A reverse mortgage is a type of loan designed specifically for older homeowners that allows them to borrow against the equity they have built up in their property. Unlike a traditional mortgage where you make monthly payments to a lender, a reverse mortgage involves the lender making payments to you.
How a HECM Works
The most common type of reverse mortgage is the Home Equity Conversion Mortgage (HECM), which is federally insured by the FHA. With a HECM, you are converting part of your home equity into cash. You do not have to pay back the loan as long as you live in the home as your primary residence, continue to pay property taxes and homeowners insurance, and maintain the property.
Eligibility Requirements
To qualify for a reverse mortgage, you must meet strict guidelines:
- Age: You (or your borrowing spouse) must be at least 62 years old.
- Equity: You must own the property outright or have a significant amount of equity built up (usually at least 50%).
- Residence: The property must be your primary residence.
- Financial Capability: You must demonstrate you can continue paying for property taxes, homeowners insurance, and maintenance.
How You Receive the Money
Depending on your financial goals, you can choose to receive your reverse mortgage funds in a variety of ways:
- Lump Sum: Receive all the available cash at once (only available with fixed-rate loans).
- Monthly Payments: Receive fixed monthly advances either for a set term or for as long as you live in the home.

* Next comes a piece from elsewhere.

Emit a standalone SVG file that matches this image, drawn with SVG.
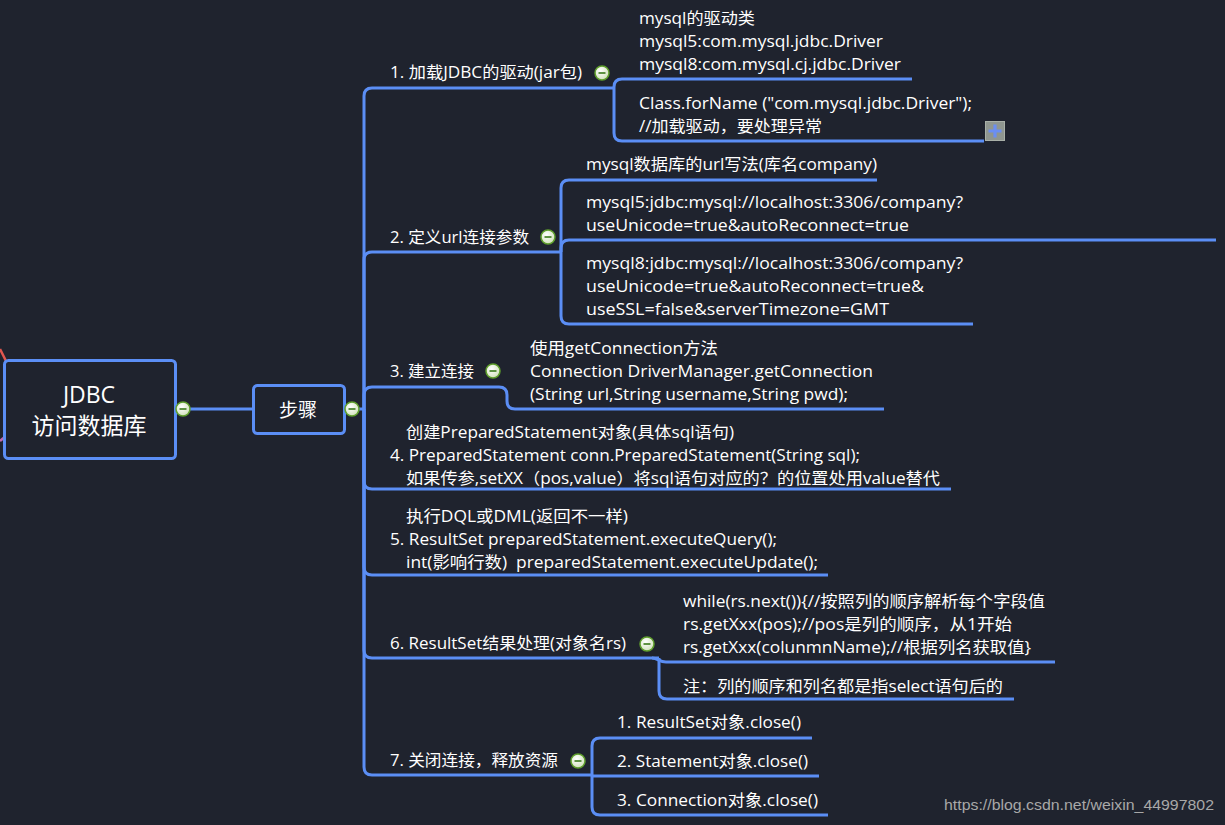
<svg xmlns="http://www.w3.org/2000/svg" width="1225" height="825" viewBox="0 0 1225 825">
<defs>
<style>
.bg{fill:#1f232e}
.ln{fill:none;stroke:#5b8ef5;stroke-width:3;stroke-linecap:butt}
.box{fill:#1f232e;stroke:#5b8ef5;stroke-width:3}
.t{font-family:"Open Sans","Noto Sans CJK SC",sans-serif;font-size:16px;fill:#ffffff}
.big{font-family:"Open Sans","Noto Sans CJK SC",sans-serif;font-size:23px;fill:#ffffff;text-anchor:middle}
.mid{font-family:"Open Sans","Noto Sans CJK SC",sans-serif;font-size:19px;fill:#ffffff;text-anchor:middle}
.wm{font-family:"Liberation Sans",Arial,sans-serif;font-size:15px;fill:#a8a8a8}
.cc{fill:url(#cg);stroke:#5f9f2c;stroke-width:1.5}
.cd{stroke:#3a7a1a;stroke-width:1.6}
</style>
<radialGradient id="cg" cx="0.4" cy="0.35" r="0.7">
<stop offset="0" stop-color="#ffffff"/>
<stop offset="1" stop-color="#cfe0b8"/>
</radialGradient>
<g id="collapse">
<circle cx="0" cy="0" r="7" class="cc"/>
<line x1="-3.5" y1="0" x2="3.5" y2="0" class="cd"/>
</g>
</defs>
<rect class="bg" x="0" y="0" width="1225" height="825"/>

<g id="connectors">
<line x1="0" y1="349" x2="6" y2="361" stroke="#e0574f" stroke-width="2.5"/>
<line x1="0" y1="441" x2="6" y2="436" stroke="#c06ab0" stroke-width="2.5"/>
<path class="ln" d="M190 409 H253"/>
<path class="ln" d="M359 409 H364"/>
<path class="ln" d="M364 409 V96 Q364 88 372 88 H614"/>
<path class="ln" d="M364 409 V260 Q364 252 372 252 H561"/>
<path class="ln" d="M364 409 V395 Q364 387 372 387 H499 Q507 387 507 395 V401 Q507 409 515 409 H884"/>
<path class="ln" d="M364 409 V481 Q364 489 372 489 H951"/>
<path class="ln" d="M364 409 V567 Q364 575 372 575 H828"/>
<path class="ln" d="M364 409 V650 Q364 658 372 658 H659"/>
<path class="ln" d="M364 409 V767 Q364 775 372 775 H592"/>
<path class="ln" d="M614 88 V87 Q614 79 622 79 H912"/>
<path class="ln" d="M614 88 V133 Q614 141 622 141 H984"/>
<path class="ln" d="M561 252 V188 Q561 180 569 180 H877"/>
<path class="ln" d="M561 252 V248 Q561 240 569 240 H1216"/>
<path class="ln" d="M561 252 V316 Q561 324 569 324 H973"/>
<path class="ln" d="M652 658 C658 658 659 662 666 662 H1055"/>
<path class="ln" d="M659 658 V691 Q659 699 667 699 H1014"/>
<path class="ln" d="M592 775 V746 Q592 738 600 738 H812"/>
<path class="ln" d="M592 776 H819"/>
<path class="ln" d="M592 775 V807 Q592 815 600 815 H828"/>
</g>

<g id="root">
<rect class="box" x="4.5" y="360.5" width="171" height="98" rx="4"/>
<text class="big" x="89" y="403">JDBC</text>
<text class="big" x="89" y="434">访问数据库</text>
<use href="#collapse" x="183" y="409"/>
</g>

<g id="steps">
<rect class="box" x="253.5" y="385.5" width="91" height="48" rx="4"/>
<text class="mid" x="298" y="417">步骤</text>
<use href="#collapse" x="352" y="409"/>
</g>

<g id="step1">
<text class="t" x="390" y="78" textLength="192" lengthAdjust="spacingAndGlyphs">1. 加载JDBC的驱动(jar包)</text>
<use href="#collapse" x="602" y="73"/>
</g>
<g id="step1-driver">
<text class="t" x="639" y="24" textLength="116" lengthAdjust="spacingAndGlyphs">mysql的驱动类</text>
<text class="t" x="639" y="47" textLength="244" lengthAdjust="spacingAndGlyphs">mysql5:com.mysql.jdbc.Driver</text>
<text class="t" x="639" y="70" textLength="262" lengthAdjust="spacingAndGlyphs">mysql8:com.mysql.cj.jdbc.Driver</text>
</g>
<g id="step1-forname">
<text class="t" x="639" y="109" textLength="333" lengthAdjust="spacingAndGlyphs">Class.forName ("com.mysql.jdbc.Driver");</text>
<text class="t" x="639" y="132" textLength="183" lengthAdjust="spacingAndGlyphs">//加载驱动，要处理异常</text>
<rect x="985.5" y="121.5" width="19" height="19" fill="#8f9690" stroke="#a9b0a8" stroke-width="1"/>
<path d="M988.5 131 H1001.5 M995 124.5 V137.5" stroke="#6b8ef2" stroke-width="3.2"/>
</g>

<g id="step2">
<text class="t" x="390" y="243" textLength="139" lengthAdjust="spacingAndGlyphs">2. 定义url连接参数</text>
<use href="#collapse" x="548" y="237"/>
</g>
<g id="step2-url">
<text class="t" x="586" y="170" textLength="291" lengthAdjust="spacingAndGlyphs">mysql数据库的url写法(库名company)</text>
</g>
<g id="step2-mysql5">
<text class="t" x="586" y="208" textLength="377" lengthAdjust="spacingAndGlyphs">mysql5:jdbc:mysql://localhost:3306/company?</text>
<text class="t" x="586" y="231" textLength="323" lengthAdjust="spacingAndGlyphs">useUnicode=true&amp;autoReconnect=true</text>
</g>
<g id="step2-mysql8">
<text class="t" x="586" y="269" textLength="377" lengthAdjust="spacingAndGlyphs">mysql8:jdbc:mysql://localhost:3306/company?</text>
<text class="t" x="586" y="292" textLength="338" lengthAdjust="spacingAndGlyphs">useUnicode=true&amp;autoReconnect=true&amp;</text>
<text class="t" x="586" y="315" textLength="303" lengthAdjust="spacingAndGlyphs">useSSL=false&amp;serverTimezone=GMT</text>
</g>

<g id="step3">
<text class="t" x="390" y="377" textLength="84" lengthAdjust="spacingAndGlyphs">3. 建立连接</text>
<use href="#collapse" x="493" y="371"/>
</g>
<g id="step3-conn">
<text class="t" x="530" y="354" textLength="188" lengthAdjust="spacingAndGlyphs">使用getConnection方法</text>
<text class="t" x="530" y="377" textLength="343" lengthAdjust="spacingAndGlyphs">Connection DriverManager.getConnection</text>
<text class="t" x="530" y="400" textLength="318" lengthAdjust="spacingAndGlyphs">(String url,String username,String pwd);</text>
</g>

<g id="step4">
<text class="t" x="406" y="438" textLength="328" lengthAdjust="spacingAndGlyphs">创建PreparedStatement对象(具体sql语句)</text>
<text class="t" x="390" y="461" textLength="470" lengthAdjust="spacingAndGlyphs">4. PreparedStatement conn.PreparedStatement(String sql);</text>
<text class="t" x="406" y="484" textLength="534" lengthAdjust="spacingAndGlyphs">如果传参,setXX（pos,value）将sql语句对应的？的位置处用value替代</text>
</g>

<g id="step5">
<text class="t" x="406" y="522" textLength="222" lengthAdjust="spacingAndGlyphs">执行DQL或DML(返回不一样)</text>
<text class="t" x="390" y="545" textLength="387" lengthAdjust="spacingAndGlyphs">5. ResultSet preparedStatement.executeQuery();</text>
<text class="t" x="406" y="568" textLength="412" lengthAdjust="spacingAndGlyphs" xml:space="preserve">int(影响行数)  preparedStatement.executeUpdate();</text>
</g>

<g id="step6">
<text class="t" x="390" y="649" textLength="236" lengthAdjust="spacingAndGlyphs">6. ResultSet结果处理(对象名rs)</text>
<use href="#collapse" x="647" y="644"/>
</g>
<g id="step6-loop">
<text class="t" x="683" y="607" textLength="362" lengthAdjust="spacingAndGlyphs">while(rs.next()){//按照列的顺序解析每个字段值</text>
<text class="t" x="683" y="630" textLength="329" lengthAdjust="spacingAndGlyphs">rs.getXxx(pos);//pos是列的顺序，从1开始</text>
<text class="t" x="683" y="653" textLength="348" lengthAdjust="spacingAndGlyphs">rs.getXxx(colunmnName);//根据列名获取值}</text>
</g>
<g id="step6-note">
<text class="t" x="683" y="692" textLength="320" lengthAdjust="spacingAndGlyphs">注：列的顺序和列名都是指select语句后的</text>
</g>

<g id="step7">
<text class="t" x="390" y="766" textLength="168" lengthAdjust="spacingAndGlyphs">7. 关闭连接，释放资源</text>
<use href="#collapse" x="578" y="761"/>
</g>
<g id="step7-rs">
<text class="t" x="617" y="728" textLength="184" lengthAdjust="spacingAndGlyphs">1. ResultSet对象.close()</text>
</g>
<g id="step7-stmt">
<text class="t" x="617" y="767" textLength="191" lengthAdjust="spacingAndGlyphs">2. Statement对象.close()</text>
</g>
<g id="step7-conn">
<text class="t" x="617" y="806" textLength="201" lengthAdjust="spacingAndGlyphs">3. Connection对象.close()</text>
</g>

<text class="wm" x="944" y="810" textLength="270" lengthAdjust="spacingAndGlyphs">https://blog.csdn.net/weixin_44997802</text>
</svg>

- Line of Credit: Draw funds on demand up to your approved limit. The unused portion actually grows over time.
What Happens When the Loan Ends?
The loan becomes due when the last surviving borrower dies, sells the home, or moves out for longer than 12 consecutive months (such as moving into an assisted living facility). At that point, the loan balance—including all the money advanced to you plus accumulated interest and fees—must be repaid. Usually, this is accomplished by selling the home.
Reverse mortgages are complex and can be expensive. They come with high upfront fees (origination fees, FHA mortgage insurance premiums) and the interest compounds over time, rapidly shrinking your remaining equity. You are required to complete counseling with a HUD-approved housing counseling agency before you can apply.